Jesús -o Cristo, más bien- se presentó como un constructor ("tú eres Pedro, y sobre esta piedra edificaré mi iglesia"); como un material de constructor (fue comparado tanto con una piedra de ángulo como con una clave; o, mejor dicho, fue considerado como una piedra. Piedra posada sobre una piedra); y, finalmente, como un edificio (la iglesia, el espacio de encuentro -que no de control-, de intercambio, por excelente. Arquitecto, material y obra. Su figura aunaba al creador, a la materia y a lo creado en una misma figura o imagen poética. También al habitante. Cada fiel fue equiparado a Cristo; y cada fiel era tanto miembro de la iglesia, cuanto parte de este mismo edificio. Cristo habitaba en el edificio que era y había construido. Al igual que cada uno de sus seguidores, a los que invitaba a que se dispersasen siguiendo los cuatro puntos cardinales. Algunos llegarían hasta Roma, y la India.

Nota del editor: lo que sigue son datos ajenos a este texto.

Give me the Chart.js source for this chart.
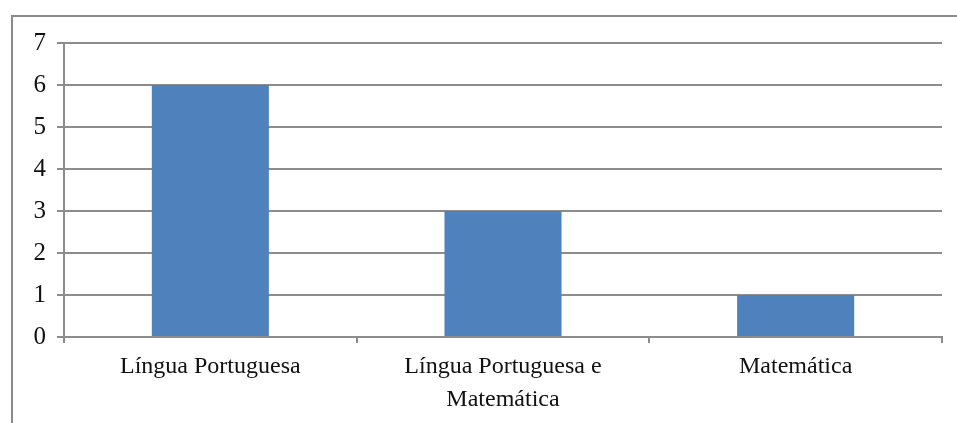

La ciudad, entonces, se dispersaba. Cada edificio se ubicaba en un sitio distinto. Los caminos que seguían los fieles eran las vías (de acceso a la luz y la verdad) que estructuraban este nueva ciudad universal. No tenía lugar. Estaba dónde estaban todos los fieles. O, mejor dicho, ocupaba todos los lugares. La tierra, entonces, se convertía en un único espacio urbano, es decir, habitable. Ciudad que carecía de centro y de periferia; de monumentos; de espacios de poder; ciudad disgregada, una y múltiple, mudable, móvil, que se asentaba donde se instalaban los fieles, sus habitantes que eran, al mismo tiempo, sus creadores y sus edificios. Ciudad anti-monumental, sin jerarquía, que ya no ejercía presión alguna, que no obligaba a fijarse en sitio alguno, encerrando entre vías y paredes; ciudad que se ampliaba y se contraía en función de los desplazamientos y los agrupamientos de los fieles, los ciudadanos que la constituían. Sólida, formada, bien edificada, como todo ser humano formado.

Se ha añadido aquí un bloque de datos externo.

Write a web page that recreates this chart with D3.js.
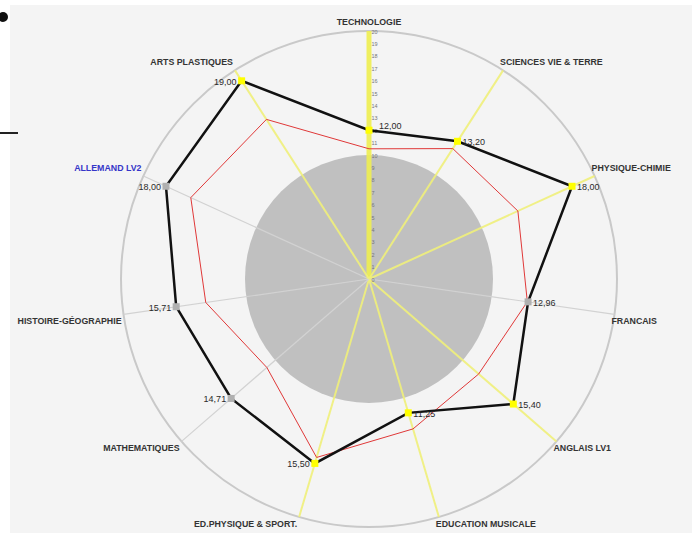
<!DOCTYPE html>
<html>
<head>
<meta charset="utf-8">
<script src="https://cdn.jsdelivr.net/npm/d3@7/dist/d3.min.js"></script>
<style>
  html, body { margin: 0; padding: 0; background: #ffffff; }
  svg { display: block; }
</style>
</head>
<body>
<svg id="chart" width="698" height="533"></svg>
<script>
// Subjects, clockwise from the top
const categories = [
  "TECHNOLOGIE", "SCIENCES VIE & TERRE", "PHYSIQUE-CHIMIE", "FRANCAIS",
  "ANGLAIS LV1", "EDUCATION MUSICALE", "ED.PHYSIQUE & SPORT.", "MATHEMATIQUES",
  "HISTOIRE-GÉOGRAPHIE", "ALLEMAND LV2", "ARTS PLASTIQUES"
];
// Student marks (labelled on the chart)
const studentScores = [12.00, 13.20, 18.00, 12.96, 15.40, 11.25, 15.50, 14.71, 15.71, 18.00, 19.00];
// Class averages (red outline)
const classAverages = [10.5, 12.5, 13.2, 12.9, 11.7, 12.6, 15.0, 10.9, 13.3, 15.8, 15.3];
// Subjects whose axis is highlighted
const highlighted = [true, true, true, false, true, true, true, false, false, false, true];
// Currently selected subject
const selectedSubject = "ALLEMAND LV2";
// Scale graduations along the first axis
const scaleTicks = [0, 1, 2, 3, 4, 5, 6, 7, 8, 9, 10, 11, 12, 13, 14, 15, 16, 17, 18, 19, 20];
const scaleMax = 20;
const passMark = 10;

const svg = d3.select("#chart");
const cx = 369, cy = 279, R = 248;
const font = "'Liberation Sans', Arial, sans-serif";

const r = d3.scaleLinear().domain([0, scaleMax]).range([0, R]);
const angle = d3.scaleLinear().domain([0, categories.length]).range([0, 2 * Math.PI]);
const ang = i => angle(i);
const pt = (i, v) => [cx + r(v) * Math.sin(ang(i)), cy - r(v) * Math.cos(ang(i))];

// Panel background and margin decorations
svg.append("rect").attr("x", 10).attr("y", 5).attr("width", 682).attr("height", 528)
  .attr("fill", "#f4f4f4");
svg.append("circle").attr("cx", 3).attr("cy", 17).attr("r", 5).attr("fill", "#111");
svg.append("line").attr("x1", 0).attr("x2", 18).attr("y1", 133).attr("y2", 133)
  .attr("stroke", "#222").attr("stroke-width", 2);

const g = svg.append("g");

// Outer ring at the maximum mark
g.append("circle").attr("cx", cx).attr("cy", cy).attr("r", r(scaleMax))
  .attr("fill", "none").attr("stroke", "#c9c9c9").attr("stroke-width", 2);

// Below-average zone
g.append("circle").attr("cx", cx).attr("cy", cy).attr("r", r(passMark))
  .attr("fill", "#c0c0c0");

// Axes
categories.forEach((c, i) => {
  const [x2, y2] = pt(i, scaleMax);
  g.append("line")
    .attr("x1", cx).attr("y1", cy).attr("x2", x2).attr("y2", y2)
    .attr("stroke", highlighted[i] ? (i === 0 ? "#eeee50" : "#f0f07a") : "#d2d2d2")
    .attr("stroke-opacity", highlighted[i] ? 0.9 : 1)
    .attr("stroke-width", highlighted[i] ? (i === 0 ? 5 : 2) : 1.2);
});

// Graduations along the first axis
g.selectAll("text.tick").data(scaleTicks).enter().append("text")
  .attr("class", "tick")
  .attr("x", cx + 2.5)
  .attr("y", d => cy - r(d) + 2.5)
  .attr("font-family", font).attr("font-size", 5.5)
  .attr("fill", "#777")
  .text(d => d);

const line = d3.line().curve(d3.curveLinearClosed);

// Class average outline
g.append("path")
  .attr("d", line(classAverages.map((v, i) => pt(i, v))))
  .attr("fill", "none").attr("stroke", "#e03838").attr("stroke-width", 1);

// Student outline
g.append("path")
  .attr("d", line(studentScores.map((v, i) => pt(i, v))))
  .attr("fill", "none").attr("stroke", "#111").attr("stroke-width", 2.5)
  .attr("stroke-linejoin", "miter");

// Markers
studentScores.forEach((v, i) => {
  const [x, y] = pt(i, v);
  g.append("rect").attr("x", x - 3.5).attr("y", y - 3.5).attr("width", 7).attr("height", 7)
    .attr("fill", highlighted[i] ? "#ffff00" : "#b0b0b0");
});

// Value labels (the first axis carries the graduations, so its label sits a bit further out)
const fmt = v => d3.format(".2f")(v).replace(".", ",");
studentScores.forEach((v, i) => {
  const [x, y] = pt(i, v);
  const right = Math.sin(ang(i)) >= -0.01;
  const dx = i === 0 ? 10 : 5;
  g.append("text")
    .attr("x", right ? x + dx : x - dx)
    .attr("y", i === 0 ? y - 1 : y + 4)
    .attr("text-anchor", right ? "start" : "end")
    .attr("font-family", font).attr("font-size", 9)
    .attr("fill", "#2a2a2a")
    .text(fmt(v));
});

// Subject labels
categories.forEach((c, i) => {
  const [x, y] = pt(i, scaleMax);
  const s = Math.sin(ang(i)), co = Math.cos(ang(i));
  let anchor = "middle", tx = x, ty = y - 6;
  if (s > 0.01) { anchor = "start"; tx = x - 3; }
  else if (s < -0.01) { anchor = "end"; tx = x - 2; }
  if (Math.abs(s) > 0.01) ty = co > 0 ? y - 5 : y + 10;
  g.append("text")
    .attr("x", tx).attr("y", ty)
    .attr("text-anchor", anchor)
    .attr("font-family", font).attr("font-size", 8.8).attr("font-weight", "bold")
    .attr("fill", c === selectedSubject ? "#3535c8" : "#333")
    .text(c);
});
</script>
</body>
</html>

La separación entre edificio y habitante, entre hábitat y habitante, continente y contenido, se disolvía. Cada uno era un morador y una morada. La ciudad ya no tenía lugar, puesto que acontecía en cualquier parte. Se configuraba como una verdadera comunidad capaz de albergar o de incorporar a quienquiera deseara entrar a formar parte de ella, de construirla y ampliarla. Ciudad invisible, y, sin embargo, presente allí donde habitaba el ser humano. Ciudad que era el ser "humano" -si es que "existe" el ser no humano.
Ciudad utópica, sin duda, o, mejor dicho, ubicada en cualquier topos (lugar), que es el espacio de los habitantes. Ciudad de fábula o de ensueño. Fabulosa; ciudad siempre ubicada en el futuro; un espejismo. Ideal, por tanto.
Nota: el que el censo nunca se encargara ni tuviera lugar (no existe ningún documento romano que trate este tema, que ni siquiera Marcos ni Mateo citan) -y que fuera solo un motivo literario, como los acontecimientos narrados que construyen la vida de Cristo- no altera la "realidad" de la revolución arquitectónica que Cristo introdujo. Se trata de una revolución teórica, contada, aplicada posteriormente, quizá a partir de Pablo o ya en el s. I dC.